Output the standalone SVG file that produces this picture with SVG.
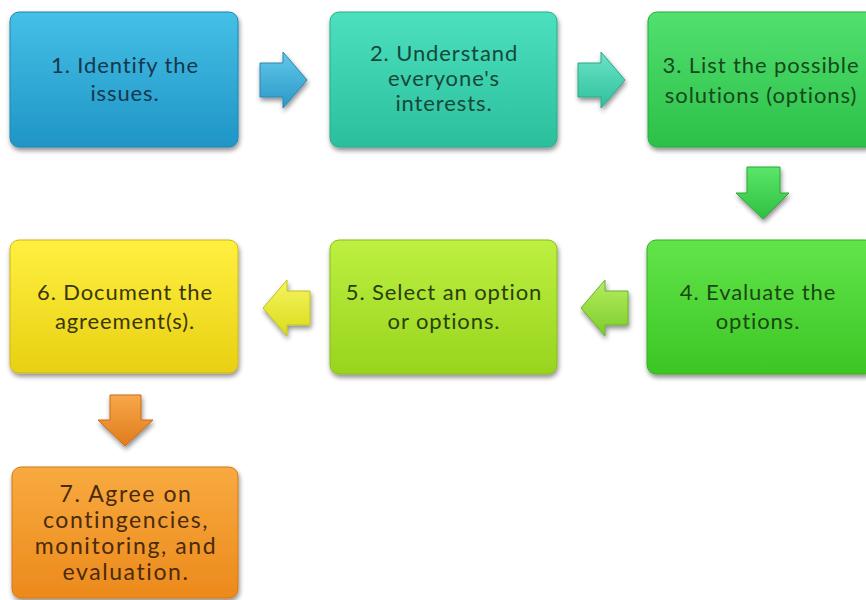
<svg xmlns="http://www.w3.org/2000/svg" width="866" height="600" viewBox="0 0 866 600">
  <defs>
    <filter id="shadow" x="-10%" y="-10%" width="125%" height="130%">
      <feGaussianBlur in="SourceAlpha" stdDeviation="2.5"/>
      <feOffset dx="1" dy="3" result="b"/>
      <feComponentTransfer><feFuncA type="linear" slope="0.45"/></feComponentTransfer>
      <feMerge><feMergeNode/><feMergeNode in="SourceGraphic"/></feMerge>
    </filter>
    <linearGradient id="g1" x1="0" y1="0" x2="0" y2="1">
      <stop offset="0" stop-color="#45c0e6"/><stop offset="1" stop-color="#1f95c6"/>
    </linearGradient>
    <linearGradient id="g2" x1="0" y1="0" x2="0" y2="1">
      <stop offset="0" stop-color="#4ce0bf"/><stop offset="1" stop-color="#2bbf9c"/>
    </linearGradient>
    <linearGradient id="g3" x1="0" y1="0" x2="0" y2="1">
      <stop offset="0" stop-color="#52e070"/><stop offset="1" stop-color="#2cc048"/>
    </linearGradient>
    <linearGradient id="g4" x1="0" y1="0" x2="0" y2="1">
      <stop offset="0" stop-color="#62e44a"/><stop offset="1" stop-color="#3cc624"/>
    </linearGradient>
    <linearGradient id="g5" x1="0" y1="0" x2="0" y2="1">
      <stop offset="0" stop-color="#bdf040"/><stop offset="1" stop-color="#98d41e"/>
    </linearGradient>
    <linearGradient id="g6" x1="0" y1="0" x2="0" y2="1">
      <stop offset="0" stop-color="#fff040"/><stop offset="1" stop-color="#e8d012"/>
    </linearGradient>
    <linearGradient id="g7" x1="0" y1="0" x2="0" y2="1">
      <stop offset="0" stop-color="#f8aa40"/><stop offset="1" stop-color="#ec8a1c"/>
    </linearGradient>
    <linearGradient id="ga1" x1="0" y1="0" x2="0" y2="1">
      <stop offset="0" stop-color="#62c8ea"/><stop offset="1" stop-color="#2a98c8"/>
    </linearGradient>
    <linearGradient id="ga2" x1="0" y1="0" x2="0" y2="1">
      <stop offset="0" stop-color="#6ae4c6"/><stop offset="1" stop-color="#30c09c"/>
    </linearGradient>
    <linearGradient id="ga3" x1="0" y1="0" x2="0" y2="1">
      <stop offset="0" stop-color="#5ae66a"/><stop offset="1" stop-color="#30c040"/>
    </linearGradient>
    <linearGradient id="ga4" x1="0" y1="0" x2="0" y2="1">
      <stop offset="0" stop-color="#b4ee60"/><stop offset="1" stop-color="#7ccc2a"/>
    </linearGradient>
    <linearGradient id="ga5" x1="0" y1="0" x2="0" y2="1">
      <stop offset="0" stop-color="#f6f460"/><stop offset="1" stop-color="#d8dc1c"/>
    </linearGradient>
    <linearGradient id="ga6" x1="0" y1="0" x2="0" y2="1">
      <stop offset="0" stop-color="#f8a84a"/><stop offset="1" stop-color="#e07c1c"/>
    </linearGradient>
  </defs>
  <style>
    .box { filter: url(#shadow); stroke-width: 1; }
    .arrow { filter: url(#shadow); stroke-width: 1; }
    text { font-family: Lato, "Open Sans", "Liberation Sans", sans-serif; font-size: 22px; letter-spacing: 0.9px; text-anchor: middle; }
    text.wide { font-size: 23px; letter-spacing: 1.6px; }
  </style>
  <rect width="866" height="600" fill="#ffffff"/>

  <g id="connectors">
    <!-- 1 to 2 -->
    <path class="arrow" d="M260,63 H283 V52 L307,80 L283,108 V97 H260 Z" fill="url(#ga1)" stroke="#2a86b0"/>
    <!-- 2 to 3 -->
    <path class="arrow" d="M578,63 H601 V52 L625,80 L601,108 V97 H578 Z" fill="url(#ga2)" stroke="#2aa888"/>
    <!-- 3 to 4 -->
    <path class="arrow" d="M747,167 H780 V193 H789 L763,219 L736,193 H747 Z" fill="url(#ga3)" stroke="#2aa838"/>
    <!-- 4 to 5 -->
    <path class="arrow" d="M628,291 H605 V280 L581,308 L605,336 V325 H628 Z" fill="url(#ga4)" stroke="#6cb02a"/>
    <!-- 5 to 6 -->
    <path class="arrow" d="M310,291 H287 V280 L263,308 L287,336 V325 H310 Z" fill="url(#ga5)" stroke="#c0c020"/>
    <!-- 6 to 7 -->
    <path class="arrow" d="M110,395 H141 V420 H153 L125,446 L98,420 H110 Z" fill="url(#ga6)" stroke="#c86c18"/>
  </g>

  <g id="node1">
    <rect class="box" x="10" y="12" width="228" height="135" rx="9" fill="url(#g1)" stroke="#1a86b4"/>
    <text fill="#15384c"><tspan x="125" y="73">1. Identify the</tspan><tspan x="125" y="101">issues.</tspan></text>
  </g>
  <g id="node2">
    <rect class="box" x="330" y="12" width="227" height="135" rx="9" fill="url(#g2)" stroke="#26ac8c"/>
    <text fill="#16483a"><tspan x="444" y="61">2. Understand</tspan><tspan x="444" y="86">everyone's</tspan><tspan x="444" y="111">interests.</tspan></text>
  </g>
  <g id="node3">
    <rect class="box" x="648" y="12" width="227" height="135" rx="9" fill="url(#g3)" stroke="#26ac40"/>
    <text fill="#16481e"><tspan x="761" y="73">3. List the possible</tspan><tspan x="761" y="103">solutions (options)</tspan></text>
  </g>
  <g id="node4">
    <rect class="box" x="647" y="240" width="227" height="134" rx="9" fill="url(#g4)" stroke="#36b020"/>
    <text fill="#1a4812"><tspan x="758" y="300">4. Evaluate the</tspan><tspan x="758" y="329">options.</tspan></text>
  </g>
  <g id="node5">
    <rect class="box" x="330" y="240" width="227" height="134" rx="9" fill="url(#g5)" stroke="#88bc1c"/>
    <text fill="#2a400c"><tspan x="444" y="300">5. Select an option</tspan><tspan x="444" y="329">or options.</tspan></text>
  </g>
  <g id="node6">
    <rect class="box" x="10" y="240" width="228" height="133" rx="9" fill="url(#g6)" stroke="#ccb810"/>
    <text fill="#3a360c"><tspan x="125" y="300">6. Document the</tspan><tspan x="125" y="329">agreement(s).</tspan></text>
  </g>
  <g id="node7">
    <rect class="box" x="12" y="467" width="226" height="131" rx="9" fill="url(#g7)" stroke="#d07818"/>
    <text class="wide" fill="#4a2a0c"><tspan x="126" y="502">7. Agree on</tspan><tspan x="126" y="528">contingencies,</tspan><tspan x="126" y="554">monitoring, and</tspan><tspan x="126" y="580">evaluation.</tspan></text>
  </g>
</svg>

▸ **PROBLEM STATEMENT**:
Copy all the data exactly as written, but skip any picture.

▸ **TASK RESULT**:
Output the standalone SVG file that produces this picture with SVG.
<svg xmlns="http://www.w3.org/2000/svg" width="866" height="600" viewBox="0 0 866 600">
  <defs>
    <filter id="shadow" x="-10%" y="-10%" width="125%" height="130%">
      <feGaussianBlur in="SourceAlpha" stdDeviation="2.5"/>
      <feOffset dx="1" dy="3" result="b"/>
      <feComponentTransfer><feFuncA type="linear" slope="0.45"/></feComponentTransfer>
      <feMerge><feMergeNode/><feMergeNode in="SourceGraphic"/></feMerge>
    </filter>
    <linearGradient id="g1" x1="0" y1="0" x2="0" y2="1">
      <stop offset="0" stop-color="#45c0e6"/><stop offset="1" stop-color="#1f95c6"/>
    </linearGradient>
    <linearGradient id="g2" x1="0" y1="0" x2="0" y2="1">
      <stop offset="0" stop-color="#4ce0bf"/><stop offset="1" stop-color="#2bbf9c"/>
    </linearGradient>
    <linearGradient id="g3" x1="0" y1="0" x2="0" y2="1">
      <stop offset="0" stop-color="#52e070"/><stop offset="1" stop-color="#2cc048"/>
    </linearGradient>
    <linearGradient id="g4" x1="0" y1="0" x2="0" y2="1">
      <stop offset="0" stop-color="#62e44a"/><stop offset="1" stop-color="#3cc624"/>
    </linearGradient>
    <linearGradient id="g5" x1="0" y1="0" x2="0" y2="1">
      <stop offset="0" stop-color="#bdf040"/><stop offset="1" stop-color="#98d41e"/>
    </linearGradient>
    <linearGradient id="g6" x1="0" y1="0" x2="0" y2="1">
      <stop offset="0" stop-color="#fff040"/><stop offset="1" stop-color="#e8d012"/>
    </linearGradient>
    <linearGradient id="g7" x1="0" y1="0" x2="0" y2="1">
      <stop offset="0" stop-color="#f8aa40"/><stop offset="1" stop-color="#ec8a1c"/>
    </linearGradient>
    <linearGradient id="ga1" x1="0" y1="0" x2="0" y2="1">
      <stop offset="0" stop-color="#62c8ea"/><stop offset="1" stop-color="#2a98c8"/>
    </linearGradient>
    <linearGradient id="ga2" x1="0" y1="0" x2="0" y2="1">
      <stop offset="0" stop-color="#6ae4c6"/><stop offset="1" stop-color="#30c09c"/>
    </linearGradient>
    <linearGradient id="ga3" x1="0" y1="0" x2="0" y2="1">
      <stop offset="0" stop-color="#5ae66a"/><stop offset="1" stop-color="#30c040"/>
    </linearGradient>
    <linearGradient id="ga4" x1="0" y1="0" x2="0" y2="1">
      <stop offset="0" stop-color="#b4ee60"/><stop offset="1" stop-color="#7ccc2a"/>
    </linearGradient>
    <linearGradient id="ga5" x1="0" y1="0" x2="0" y2="1">
      <stop offset="0" stop-color="#f6f460"/><stop offset="1" stop-color="#d8dc1c"/>
    </linearGradient>
    <linearGradient id="ga6" x1="0" y1="0" x2="0" y2="1">
      <stop offset="0" stop-color="#f8a84a"/><stop offset="1" stop-color="#e07c1c"/>
    </linearGradient>
  </defs>
  <style>
    .box { filter: url(#shadow); stroke-width: 1; }
    .arrow { filter: url(#shadow); stroke-width: 1; }
    text { font-family: Lato, "Open Sans", "Liberation Sans", sans-serif; font-size: 22px; letter-spacing: 0.9px; text-anchor: middle; }
    text.wide { font-size: 23px; letter-spacing: 1.6px; }
  </style>
  <rect width="866" height="600" fill="#ffffff"/>

  <g id="connectors">
    <!-- 1 to 2 -->
    <path class="arrow" d="M260,63 H283 V52 L307,80 L283,108 V97 H260 Z" fill="url(#ga1)" stroke="#2a86b0"/>
    <!-- 2 to 3 -->
    <path class="arrow" d="M578,63 H601 V52 L625,80 L601,108 V97 H578 Z" fill="url(#ga2)" stroke="#2aa888"/>
    <!-- 3 to 4 -->
    <path class="arrow" d="M747,167 H780 V193 H789 L763,219 L736,193 H747 Z" fill="url(#ga3)" stroke="#2aa838"/>
    <!-- 4 to 5 -->
    <path class="arrow" d="M628,291 H605 V280 L581,308 L605,336 V325 H628 Z" fill="url(#ga4)" stroke="#6cb02a"/>
    <!-- 5 to 6 -->
    <path class="arrow" d="M310,291 H287 V280 L263,308 L287,336 V325 H310 Z" fill="url(#ga5)" stroke="#c0c020"/>
    <!-- 6 to 7 -->
    <path class="arrow" d="M110,395 H141 V420 H153 L125,446 L98,420 H110 Z" fill="url(#ga6)" stroke="#c86c18"/>
  </g>

  <g id="node1">
    <rect class="box" x="10" y="12" width="228" height="135" rx="9" fill="url(#g1)" stroke="#1a86b4"/>
    <text fill="#15384c"><tspan x="125" y="73">1. Identify the</tspan><tspan x="125" y="101">issues.</tspan></text>
  </g>
  <g id="node2">
    <rect class="box" x="330" y="12" width="227" height="135" rx="9" fill="url(#g2)" stroke="#26ac8c"/>
    <text fill="#16483a"><tspan x="444" y="61">2. Understand</tspan><tspan x="444" y="86">everyone's</tspan><tspan x="444" y="111">interests.</tspan></text>
  </g>
  <g id="node3">
    <rect class="box" x="648" y="12" width="227" height="135" rx="9" fill="url(#g3)" stroke="#26ac40"/>
    <text fill="#16481e"><tspan x="761" y="73">3. List the possible</tspan><tspan x="761" y="103">solutions (options)</tspan></text>
  </g>
  <g id="node4">
    <rect class="box" x="647" y="240" width="227" height="134" rx="9" fill="url(#g4)" stroke="#36b020"/>
    <text fill="#1a4812"><tspan x="758" y="300">4. Evaluate the</tspan><tspan x="758" y="329">options.</tspan></text>
  </g>
  <g id="node5">
    <rect class="box" x="330" y="240" width="227" height="134" rx="9" fill="url(#g5)" stroke="#88bc1c"/>
    <text fill="#2a400c"><tspan x="444" y="300">5. Select an option</tspan><tspan x="444" y="329">or options.</tspan></text>
  </g>
  <g id="node6">
    <rect class="box" x="10" y="240" width="228" height="133" rx="9" fill="url(#g6)" stroke="#ccb810"/>
    <text fill="#3a360c"><tspan x="125" y="300">6. Document the</tspan><tspan x="125" y="329">agreement(s).</tspan></text>
  </g>
  <g id="node7">
    <rect class="box" x="12" y="467" width="226" height="131" rx="9" fill="url(#g7)" stroke="#d07818"/>
    <text class="wide" fill="#4a2a0c"><tspan x="126" y="502">7. Agree on</tspan><tspan x="126" y="528">contingencies,</tspan><tspan x="126" y="554">monitoring, and</tspan><tspan x="126" y="580">evaluation.</tspan></text>
  </g>
</svg>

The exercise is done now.